* _WHAT THE TASK REQUIRES_:
Extract from the listing each line in which the word "with" appears.

[Items from a data source]
—————

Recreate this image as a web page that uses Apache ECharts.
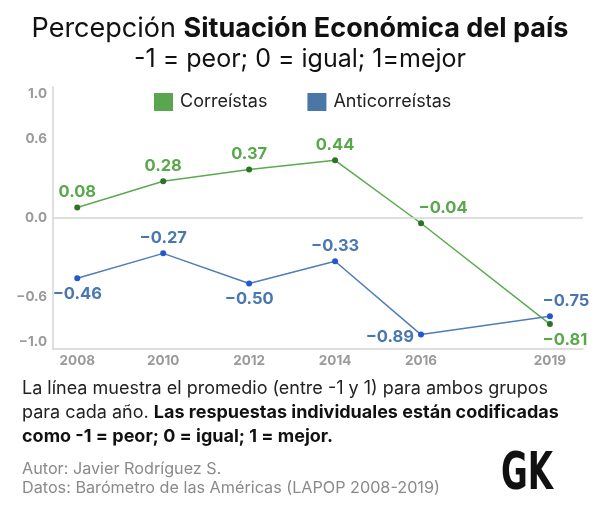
<!DOCTYPE html>
<html><head><meta charset="utf-8">
<script src="https://cdn.jsdelivr.net/npm/echarts@6/dist/echarts.min.js"></script>
<style>html,body{margin:0;padding:0;background:#fff}#c{width:600px;height:510px}</style>
</head><body><div id="c"></div>
<script>
var years = [2008, 2010, 2012, 2014, 2016, 2019];
var correistas = [0.08, 0.28, 0.37, 0.44, -0.04, -0.81];
var anticorreistas = [-0.46, -0.27, -0.50, -0.33, -0.89, -0.75];
var yTicks = [-1, -0.6, 0, 0.6, 1];
var seriesNames = ['Correístas', 'Anticorreístas'];

var corrLabelPos = [['top',[0,0]],['top',[0,0]],['top',[0,0]],['top',[0,0]],['top',[22,0]],['bottom',[15,0]]];
var antiLabelPos = [['bottom',[0,0]],['top',[0,0]],['bottom',[0,0]],['top',[0,0]],['left',[0,2]],['top',[16,0]]];

var FONT = 'Inter, "Noto Sans", sans-serif';
var GREEN = '#5aab4e', GREEN_DK = '#2c7325', GREEN_TXT = '#5aa84c';
var BLUE = '#4f7db7', BLUE_DK = '#2457cf', BLUE_TXT = '#4a78ae';
var GREEN_SQ = '#5aa64e', BLUE_SQ = '#4a77a8';
function fmt(v){ var s = Math.abs(v).toFixed(2); return (v < 0 ? '\u2212' : '') + s; }
function build(vals, pos){
  return vals.map(function(v,i){
    return { value: [years[i], v], label: { position: pos[i][0], offset: pos[i][1] } };
  });
}

var chart = echarts.init(document.getElementById('c'), null, {renderer:'canvas'});
chart.setOption({
  backgroundColor: '#fff',
  animation: false,
  textStyle: { fontFamily: FONT },
  title: {
    left: 'center', top: 10, itemGap: 5,
    text: '{n|Percepción }{b|Situación Económica del país}',
    textStyle: { rich: {
      n: { fontFamily: FONT, fontSize: 27, fontWeight: 400, color: '#111' },
      b: { fontFamily: FONT, fontSize: 27, fontWeight: 700, color: '#111' }
    }},
    subtext: '-1 = peor; 0 = igual; 1=mejor',
    subtextStyle: { fontFamily: FONT, fontSize: 25, fontWeight: 400, color: '#111' }
  },
  legend: {
    top: 88, left: 149, itemGap: 40, itemWidth: 19, itemHeight: 18,
    icon: 'rect',
    textStyle: { fontFamily: FONT, fontSize: 18, color: '#222', padding: [0,0,0,2] },
    data: [
      { name: seriesNames[0], itemStyle: { color: GREEN_SQ } },
      { name: seriesNames[1], itemStyle: { color: BLUE_SQ } }
    ]
  },
  grid: { left: 53, right: 17, top: 87, bottom: 161, containLabel: false },
  xAxis: {
    type: 'value', min: 2007.435, max: 2019.77,
    axisLine: { onZero: false, lineStyle: { color: '#d4d4d4', width: 1.5 } },
    axisTick: { show: false },
    splitLine: { show: false },
    axisLabel: {
      customValues: years, color: '#9a9a9a', fontWeight: 700, fontSize: 13.5, margin: 5,
      fontFamily: FONT, formatter: function(v){ return String(v); }
    }
  },
  yAxis: {
    type: 'value', min: -1, max: 1,
    axisLine: { show: true, lineStyle: { color: '#d4d4d4', width: 1.5 } },
    axisTick: { show: false },
    splitLine: { show: false },
    axisLabel: {
      customValues: yTicks, color: '#9a9a9a', fontWeight: 700, fontSize: 13.5, margin: 6,
      fontFamily: FONT, verticalAlignMaxLabel: 'top', verticalAlignMinLabel: 'bottom',
      formatter: function(v){ return (v < 0 ? '\u2212' : '') + Math.abs(v).toFixed(1); }
    }
  },
  series: [
    {
      name: seriesNames[0], type: 'line', data: build(correistas, corrLabelPos),
      color: GREEN,
      lineStyle: { color: GREEN, width: 1.5 },
      itemStyle: { color: GREEN_DK },
      symbol: 'circle', symbolSize: 6, z: 3,
      label: { show: true, color: GREEN_TXT, fontWeight: 700, fontSize: 16.5, fontFamily: FONT,
        distance: 4, formatter: function(p){ return fmt(p.value[1]); } },
      markLine: {
        silent: true, symbol: 'none', label: { show: false },
        lineStyle: { color: '#d4d4d4', width: 1.5, type: 'solid' },
        data: [{ yAxis: 0 }]
      }
    },
    {
      name: seriesNames[1], type: 'line', data: build(anticorreistas, antiLabelPos),
      color: BLUE,
      lineStyle: { color: BLUE, width: 1.5 },
      itemStyle: { color: BLUE_DK },
      symbol: 'circle', symbolSize: 6, z: 3,
      label: { show: true, color: BLUE_TXT, fontWeight: 700, fontSize: 16.5, fontFamily: FONT,
        distance: 4, formatter: function(p){ return fmt(p.value[1]); } }
    }
  ],
  graphic: [
    {
      type: 'text', left: 22, top: 380,
      style: {
        text: '{n|La línea muestra el promedio (entre -1 y 1) para ambos grupos}\n{n|para cada año. }{b|Las respuestas individuales están codificadas}\n{b|como -1 = peor; 0 = igual; 1 = mejor.}',
        rich: {
          n: { fontFamily: FONT, fontSize: 18, fontWeight: 400, fill: '#222', lineHeight: 24 },
          b: { fontFamily: FONT, fontSize: 18, fontWeight: 700, fill: '#111', lineHeight: 24 }
        }
      }
    },
    {
      type: 'text', left: 22, top: 460,
      style: {
        text: 'Autor: Javier Rodríguez S.\nDatos: Barómetro de las Américas (LAPOP 2008-2019)',
        fontFamily: FONT, fontSize: 16.2, fontWeight: 400, fill: '#8a8a8a', lineHeight: 18.5
      }
    },
    {
      type: 'text', x: 501, y: 476, scaleX: 0.64, originX: 0,
      style: {
        text: 'GK', fontFamily: '"DejaVu Sans", sans-serif',
        fontSize: 51, fontWeight: 900, fill: '#111', verticalAlign: 'middle', align: 'left'
      }
    }
  ]
});
</script></body></html>
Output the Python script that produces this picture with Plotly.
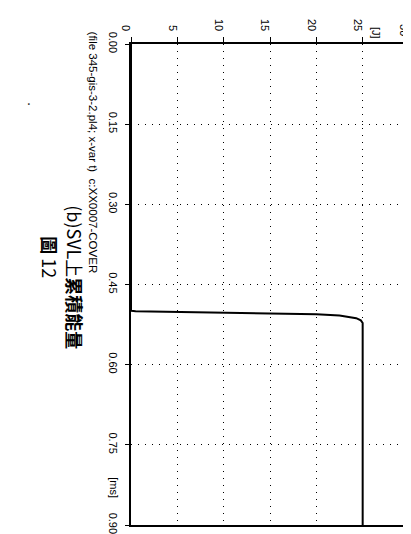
import plotly.graph_objects as go

# Data (time in ms, accumulated energy in J)
time_ms = [0.0, 0.499, 0.500, 0.503, 0.5056, 0.508, 0.513, 0.517, 0.522, 0.90]
energy_J = [0.0, 0.0, 0.5, 12.0, 20.0, 22.5, 24.3, 24.8, 25.0, 25.0]

energy_ticks = [0, 5, 10, 15, 20, 25, 30]
energy_tick_labels = ["0", "5", "10", "15", "20", "25", ""]
energy_last_label = "30"
time_ticks = [0.00, 0.15, 0.30, 0.45, 0.60, 0.75, 0.90]
time_tick_labels = ["0.00", "0.15", "0.30", "0.45", "0.60", "0.75", "0.90"]

W, H = 411, 534
L, R, T, B = 123, 8, 36, 12
pw, ph = W - L - R, H - T - B
ROT_SHIFT = 5  # rotated text renders ~5px right of its anchor


def px(xp):
    return (xp - ROT_SHIFT - L) / pw


def py(yp):
    return (H - B - yp) / ph


fig = go.Figure()
fig.add_trace(go.Scatter(x=energy_J, y=time_ms, mode="lines",
                         line=dict(color="black", width=2), showlegend=False,
                         cliponaxis=False))

tick_font = dict(family="Liberation Sans, Arial, sans-serif", size=11, color="black")

fig.update_layout(
    width=W, height=H,
    margin=dict(l=L, r=R, t=T, b=B, pad=0),
    paper_bgcolor="white", plot_bgcolor="white",
    xaxis=dict(side="top", range=[0, 30], tickvals=energy_ticks,
               ticktext=energy_tick_labels, tickangle=90,
               ticks="outside", ticklen=5, tickcolor="black", tickwidth=1,
               ticklabelshift=-5, ticklabelstandoff=2,
               showline=True, linecolor="black", linewidth=2, mirror=True,
               showgrid=True, gridcolor="black", gridwidth=1, griddash="1px,6px",
               zeroline=False, tickfont=tick_font),
    yaxis=dict(range=[0.9, 0], tickvals=time_ticks, ticktext=time_tick_labels,
               tickangle=90, ticks="outside", ticklen=4, tickcolor="black", tickwidth=1,
               ticklabelstandoff=3,
               showline=True, linecolor="black", linewidth=2, mirror=True,
               showgrid=True, gridcolor="black", gridwidth=1, griddash="1px,6px",
               zeroline=False, tickfont=tick_font),
)

ann_font = dict(family="Liberation Sans, Arial, sans-serif", color="black")
anns = [
    dict(text=energy_last_label, x=px(403), y=py(22), font=dict(size=11, **ann_font)),
    dict(text="[J]", x=px(375), y=py(25), font=dict(size=11, **ann_font)),
    dict(text="[ms]", x=px(110), y=py(484), font=dict(size=11, **ann_font)),
    dict(text="(file 345-gis-3-2.pl4; x-var t)  c:XX0007-COVER", x=px(90), y=py(146),
         font=dict(size=11.5, **ann_font)),
    dict(text="(b)SVL上<b>累積能量</b>", x=px(72), y=py(272),
         font=dict(size=18, family="Noto Sans CJK TC, Liberation Sans", color="black")),
    dict(text="<b>圖</b> 12", x=px(47), y=py(251),
         font=dict(size=18, family="Noto Sans CJK TC, Liberation Sans", color="black")),
    dict(text="·", x=px(26), y=py(97), font=dict(size=14, **ann_font)),
]
for a in anns:
    fig.add_annotation(xref="paper", yref="paper", showarrow=False, textangle=90,
                       xanchor="center", yanchor="middle", **a)

fig.write_html("out.html", config={"displayModeBar": False})
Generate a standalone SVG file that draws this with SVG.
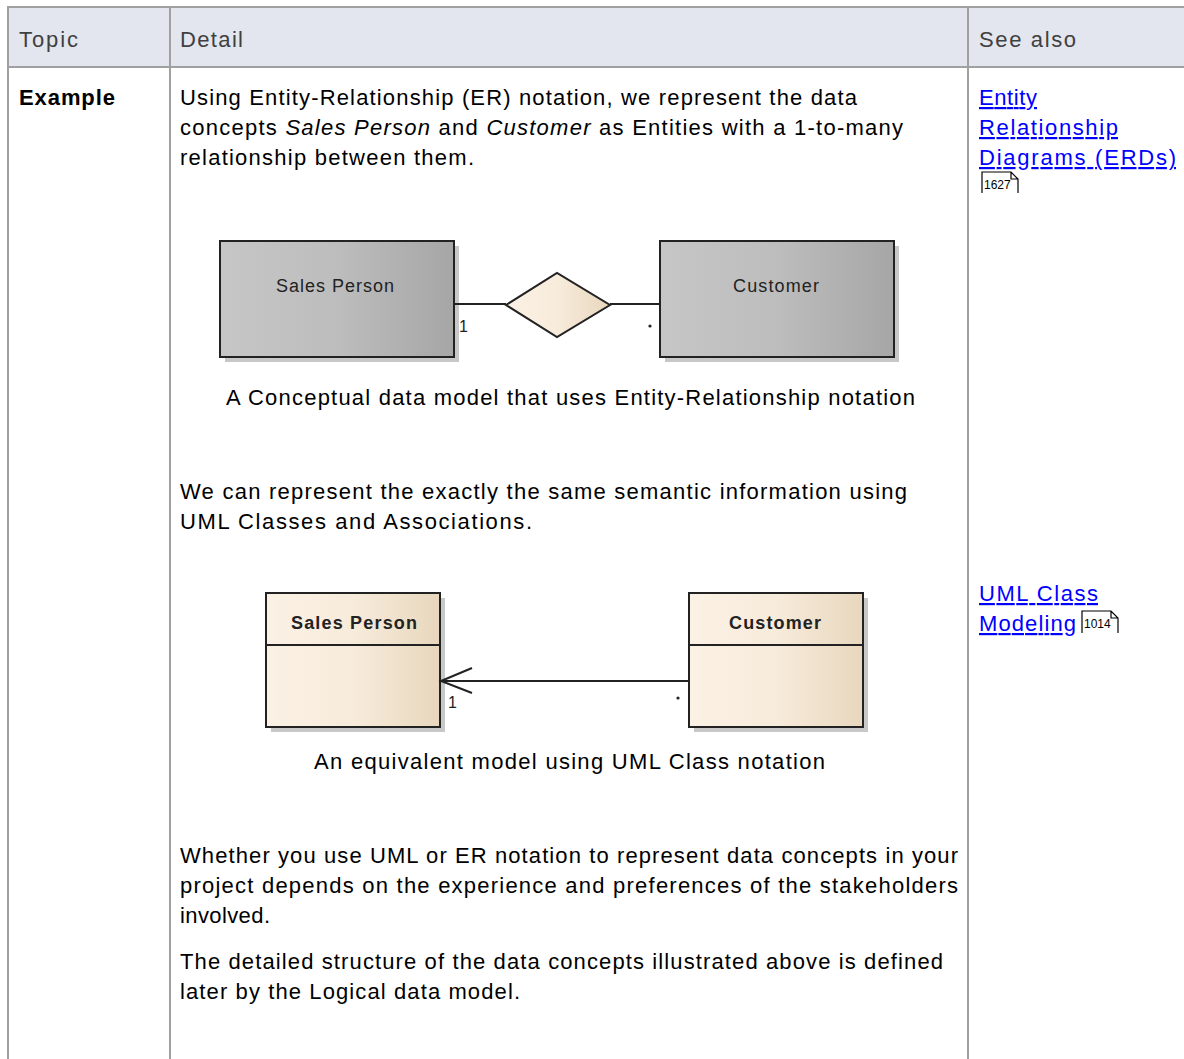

—————

* _THE RESPONSE_:
Output the Python script that produces this picture with Plotly.
Generate a standalone SVG file that draws this with SVG.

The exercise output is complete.